Key TTL Set When TTL Value
room:{id}:users Room empties (SCARD === 0) 24 hours
room:{id}:strokes Room empties OR on every RPUSH 24 hours
refresh:{hash} Token created 30 days
rl:* First hit in window Window duration

Active rooms never expire — TTL is reset on every CANVAS_UPDATE via EXPIRE room:{id}:strokes 86400.

Redis Crash Behavior

  • JOIN_ROOM fails — new users cannot enter rooms
  • CANVAS_UPDATE fails silently — strokes not persisted or broadcast cross-instance
  • Rate limiting fails open — requests pass through (acceptable degradation)
  • Refresh token validation fails — users cannot refresh after access token expires
  • Health endpoint returns 503 → Railway restarts the instance
  • On Redis recovery: all operations resume, stroke history preserved if RDB/AOF enabled

5. Pub/Sub Design

Why Pub/Sub Is Necessary

Each server instance only holds WebSocket references for its own connected clients. Without a message bus, a stroke from User A (on Instance 1) would never reach User B (on Instance 2).

flowchart LR
    subgraph I1["Instance 1"]
        UA["User A\ndraw stroke"]
    end

    subgraph I2["Instance 2"]
        UB["User B"]
    end

    Redis[("Redis\nroom:X channel")]

    UA -->|"RPUSH + PUBLISH"| Redis
    Redis -->|"pSubscribe room:*"| I2
    I2 -->|"broadcastToRoom"| UB
Loading

How Pub/Sub Enables Horizontal Scaling

Every instance subscribes to room:* via pSubscribe at startup. When any instance publishes to room:{roomId}, every other instance receives it and forwards to its local sockets.

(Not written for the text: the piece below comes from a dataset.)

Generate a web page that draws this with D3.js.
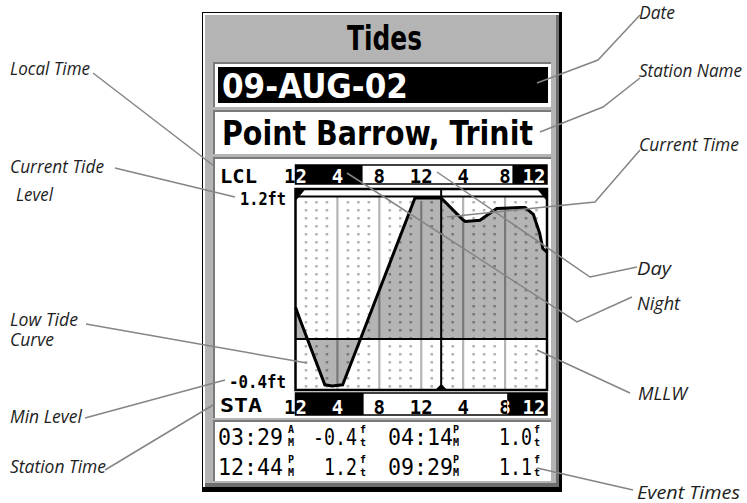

// All instances subscribe at startup
redisSubscriber.pSubscribe("room:*", (message, channel) => {
  const roomId = channel.replace("room:", "");
  const parsed = JSON.parse(message) as SocketMessage;
  broadcastToRoom(roomId, parsed); // only sends to local sockets
});

// Any instance publishes when an event occurs
await redisPublisher.publish(`room:${roomId}`, JSON.stringify(message));

Full Stroke Flow

sequenceDiagram
    participant UserA as User A (Instance 1)
    participant I1 as Instance 1
    participant Redis
    participant I2 as Instance 2
    participant UserB as User B (Instance 2)

    UserA->>I1: CANVAS_UPDATE (stroke)
    I1->>Redis: RPUSH room:X:strokes
    I1->>Redis: PUBLISH room:X
    Redis-->>I1: pSubscribe fires
    Redis-->>I2: pSubscribe fires
    I1-->>UserA: broadcastToRoom (local)
    I2-->>UserB: broadcastToRoom (local)
Loading

Message Format

{
  type: "CANVAS_UPDATE" | "USER_JOINED" | "USER_LEFT" | "CURSOR_MOVE" |
        "CURSOR_LEAVE" | "UNDO" | "REDO" | "USER_COUNT_UPDATED" | "ROOM_EXPIRED",
  payload: {
    roomId: string,
    stroke?: Stroke,        // CANVAS_UPDATE, REDO
    strokeId?: string,      // UNDO
    userId?: string,        // USER_JOINED, USER_LEFT, CURSOR_LEAVE
    username?: string,      // USER_JOINED, CURSOR_MOVE
    color?: string,
    x?: number, y?: number, // CURSOR_MOVE
    count?: number,         // USER_COUNT_UPDATED
  }
}

Why Redis Pub/Sub Over Kafka or NATS?

Redis Pub/Sub Kafka NATS
Already in stack
Latency <1ms 5–15ms <1ms
Persistence ❌ (at-most-once) Optional
Operational overhead None ZooKeeper + brokers Separate cluster
At-scale limit ~100k msg/s Millions/s Millions/s

For ephemeral real-time events where loss of individual cursor events is invisible, Redis Pub/Sub is the right tool. Kafka would be appropriate if we needed guaranteed delivery of every stroke.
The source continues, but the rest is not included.